**TO DO:**
Copy all lines of the listing that include the string "matplotlib".
··· STORED DATA
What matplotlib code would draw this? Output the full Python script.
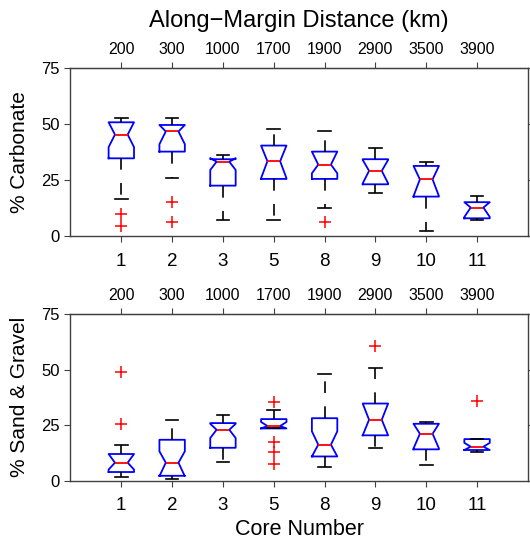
import numpy as np
import matplotlib.pyplot as plt

plt.rcParams['font.family'] = ['Liberation Sans', 'DejaVu Sans']

cores = ['1', '2', '3', '5', '8', '9', '10', '11']
distances = ['200', '300', '1000', '1700', '1900', '2900', '3500', '3900']

# % carbonate
carb_whislo = [16.4, 25.8, 7.3, 7.3, 12.5, 19.2, 2.4, 7.0]
carb_q1 = [34.7, 37.7, 22.5, 25.5, 25.5, 23.1, 17.6, 7.9]
carb_cilo = [39.7, 41.0, 29.5, 25.8, 28.0, 23.5, 17.8, 8.5]
carb_med = [45.3, 46.7, 33.2, 33.4, 31.9, 29.1, 25.3, 12.7]
carb_cihi = [50.8, 49.6, 34.8, 40.4, 37.7, 34.0, 31.3, 15.1]
carb_q3 = [50.8, 49.6, 34.3, 40.4, 37.7, 34.3, 31.3, 15.1]
carb_whishi = [52.6, 52.5, 36.4, 47.9, 47.1, 39.2, 33.2, 18.0]
carb_fliers = [[10.0, 4.6], [15.1, 6.1], [], [], [6.1], [], [], []]

# % sand & gravel
sand_whislo = [1.6, 0.7, 8.4, 23.5, 6.1, 14.8, 6.9, 12.7]
sand_q1 = [3.9, 2.2, 14.8, 23.5, 10.9, 20.4, 14.1, 13.8]
sand_cilo = [5.0, 2.0, 19.2, 23.5, 10.9, 20.4, 14.5, 13.8]
sand_med = [8.1, 8.1, 22.9, 24.6, 16.2, 27.4, 21.1, 15.3]
sand_cihi = [12.0, 13.2, 25.6, 26.4, 22.2, 34.7, 25.6, 17.0]
sand_q3 = [12.0, 18.4, 25.9, 27.7, 28.1, 34.7, 25.6, 18.7]
sand_whishi = [15.9, 27.5, 29.5, 31.7, 48.1, 50.9, 26.2, 18.7]
sand_fliers = [[48.8, 25.6], [], [], [35.3, 17.4, 12.9, 7.3], [], [60.6], [], [35.8]]


def make_stats(whislo, q1, cilo, med, cihi, q3, whishi, fliers):
    stats = []
    for i in range(len(med)):
        stats.append(dict(whislo=whislo[i], q1=q1[i], cilo=cilo[i], med=med[i],
                          cihi=cihi[i], q3=q3[i], whishi=whishi[i],
                          fliers=np.array(fliers[i])))
    return stats


def draw_panel(ax, stats, ylabel):
    pos = np.arange(1, len(stats) + 1)
    ax.bxp(stats, positions=pos, widths=0.5, capwidths=0.25, shownotches=True,
           boxprops=dict(color='blue', linewidth=1.3),
           medianprops=dict(color='red', linewidth=1.3),
           whiskerprops=dict(color='black', linewidth=1.2, linestyle=(0, (7, 8))),
           capprops=dict(color='black', linewidth=1.2),
           flierprops=dict(marker='+', markeredgecolor='red', markersize=8,
                           markeredgewidth=1.1, linestyle='none'))
    ax.set_xlim(0, 9)
    ax.set_ylim(0, 75)
    ax.set_yticks([0, 25, 50, 75])
    ax.set_xticks(pos)
    ax.set_xticklabels(cores, fontsize=13.5)
    ax.set_ylabel(ylabel, fontsize=15, labelpad=9)
    ax.tick_params(axis='y', labelsize=12, direction='out', length=4, right=True,
                   color='0.25')
    ax.tick_params(axis='x', direction='out', length=4, color='0.25', pad=8)
    for s in ax.spines.values():
        s.set_color('0.25')
        s.set_linewidth(1.0)
    top = ax.secondary_xaxis('top')
    top.set_xticks(pos, labels=distances)
    top.tick_params(direction='out', length=4, labelsize=11.5, color='0.25', pad=4)
    top.spines['top'].set_color('0.25')
    return top


fig = plt.figure(figsize=(5.3, 5.45), dpi=100)
ax1 = fig.add_axes([0.133, 0.567, 0.863, 0.308])
ax2 = fig.add_axes([0.133, 0.118, 0.863, 0.306])

top1 = draw_panel(ax1, make_stats(carb_whislo, carb_q1, carb_cilo, carb_med,
                                  carb_cihi, carb_q3, carb_whishi, carb_fliers),
                  '% Carbonate')
draw_panel(ax2, make_stats(sand_whislo, sand_q1, sand_cilo, sand_med,
                           sand_cihi, sand_q3, sand_whishi, sand_fliers),
           '% Sand & Gravel')

top1.set_xlabel('Along\u2212Margin Distance (km)', fontsize=17, labelpad=11)
ax2.set_xlabel('Core Number', fontsize=15.5, labelpad=3)

fig.savefig('out.png', dpi=100)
······
**RESPONSE TO THIS EXERCISE:**
What matplotlib code would draw this? Output the full Python script.
import matplotlib.pyplot as plt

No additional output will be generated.